Distribution in physical stores will also be a key piece of the growth plan. The products are currently available on Amazon, but Smith is focusing on retail with launches at Hy-Vee stores and plans for a few Costco roadshows as well as in-line placement in a handful of the club chain’s regions in January.

Although the products will be available online, the channel won’t be a major focus with Smith citing that the majority of consumers still shop for their snacks in physical stores. He believes that presence, coupled with a robust sampling program, will be essential to winning over an initial cohort of consumers and pulling some share from the $2 billion pretzel category.

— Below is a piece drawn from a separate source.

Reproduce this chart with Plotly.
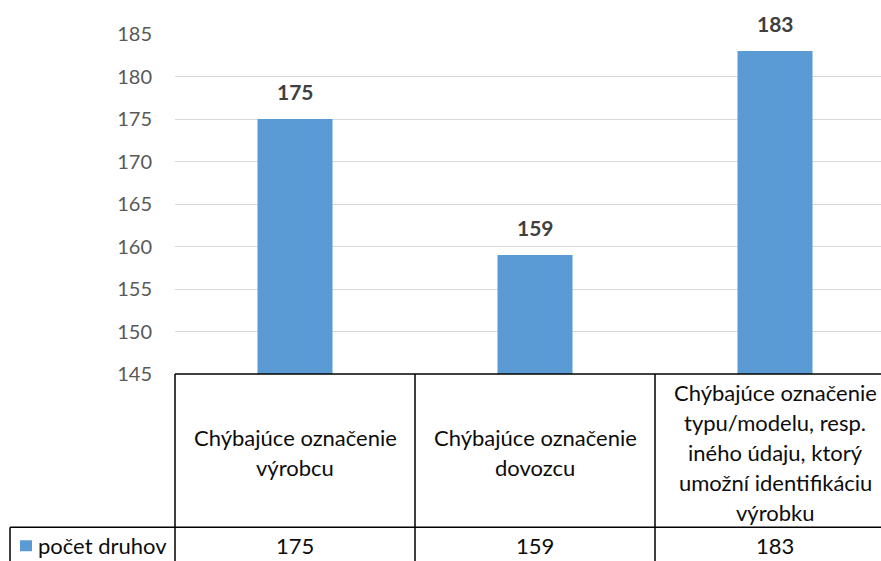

As for future growth, he highlighted the potential for the brand to extend with different pretzel shapes as well as indulgent, coated iterations. While he does believe Kindling can become a broader snack platform, he emphasized that it first has to win consumers over on the concept of a perfectly palatable protein pretzel.

“The name Kindling can mean snacks in a lot of ways, and I think there’s a lot of spaces, overall, where snacks can continue to be disrupted… but I think we really got to get pretzels right, and establish the brand here, and then consumers will allow us to go into other spaces.”